7. Historical Comparison & Consistency Analysis (vs prior calls)

a. Change in Tone Over Time

  • Current (Q4/FY26): More Optimistic
  • FY26 described as “breakout,” margins and profitability framed as “sustainable,” and FY27 momentum emphasized.
  • Prior calls
  • Q1 FY26 (Aug 2025): confident but more cautious on quarter-to-quarter softness; margins guided as ranges (e.g., distribution margins expected to average 3,000–3,500).
  • Q2 FY26 (Nov 2025): strong growth tone; distribution margin sustainability discussed but framed as “on selling more” and “volumes keep growing.”
  • Q3 FY26 (Jan 2026): continued strong growth; less emphasis on “sustainability of INR7,000” (that level appears more explicitly in FY26 Q4 call).
  • Shift classification: More Optimistic
  • Language moved from “ranges/averages” to higher, more specific margin sustainability claims (INR7,000).

b. Tracking Past Commitments vs Outcomes

  • KGPL commissioning timeline
  • Prior (Aug 2025/Q1 FY26): KGPL expected in Q2 FY26.
  • Prior (Nov 2025/Q2 FY26): KGPL hookup expected by Q4 FY26 (and JLPL by Q3/Q4 depending on pipeline).
  • Current (Jun 2026): KGPL is already operationalized in narrative? (They discuss Jamnagar-Loni and Kandla-Gorakhpur; KGPL is referenced as “expected to be connected… Q2 FY27” for Pipavav, not Kandla KGPL.)
  • Assessment:Partially delayed/shifted in earlier calls; current call does not directly re-verify Kandla KGPL “June 2026” status, but the company’s timeline language has evolved across calls.
  • Distribution margin normalization
  • Earlier calls: distribution margins guided as ~INR3,000–3,500 average (Q1 FY26).
  • Current: distribution/gas margins guided to ~INR7,000 and “sustainable.”
  • Assessment:Delivered higher margin regime in FY26, but sustainability is now asserted at a much higher level than prior “average” guidance.
  • Capex plan
  • Earlier: “$1.2B by next year” and “$5B by 2030” were consistent.
  • Current: reiterates $1.2B by March ’27 and $5B through 2030.
  • Assessment:Consistent framework (though FY26 exact spend not clearly reconciled).

c. Narrative Shifts

  • From “volume growth + operational efficiencies” to “margin sustainability at elevated levels”
  • Earlier: margins discussed as averages/ranges and expected to normalize.
  • Now: management claims INR7,000/ton margins are sustainable, explicitly linking to procurement efficiencies and volume scale by FY28.
  • Ammonia moved from “planned/starting” to “economics + utilization + distribution integration”
  • Earlier: ammonia described as upcoming.
  • Current: ammonia distribution is integrated into the 2 million tons by ’28 framing and includes utilization/margin ranges.

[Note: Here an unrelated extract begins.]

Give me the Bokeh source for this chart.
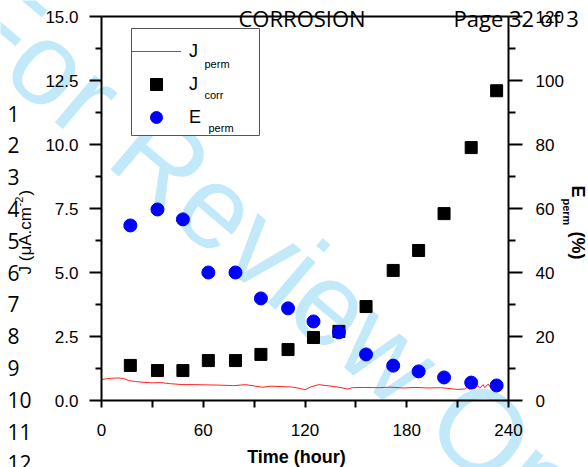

d. Consistency & Credibility Signals

  • Medium credibility (improving but with conditional overconfidence)
  • Strength: repeated capex framework consistency and operational execution focus.
  • Weakness: margin sustainability has become more assertive (INR7,000) than earlier “range” guidance; LPG normalization is still probabilistic.
  • No major contradiction in accounting explanations; inventory gain denial is consistent with “low inventory” model.

e. Evolution of Key Themes

  • Demand / volumes: Improving and scaling across geographies (Mumbai/Kandla → “all over the place”).
  • Margins: Upward step-change narrative (from ~3,000–3,500 average guidance to ~7,000/ton sustainability claim).
  • Expansion: Continued pipeline of port assets and multimodal evacuation; commissioning timelines remain central.
  • Energy transition: Ammonia becomes a quantified growth stream (utilization, volumes, margins).

f. Additional Insights (cross-period intelligence)

  • The company’s margin story increasingly relies on procurement efficiency from scale to “lock in” elevated margins even if energy prices normalize—this is a structural argument, but it is not fully evidenced with historical proof beyond FY26’s disruption period.
  • Management’s LPG normalization language (“Q2”) plus the strong margin sustainability claim suggests they expect the disruption-driven margin uplift to transition into a scale-driven regime—investors should watch whether margins revert if volumes or pricing behave differently.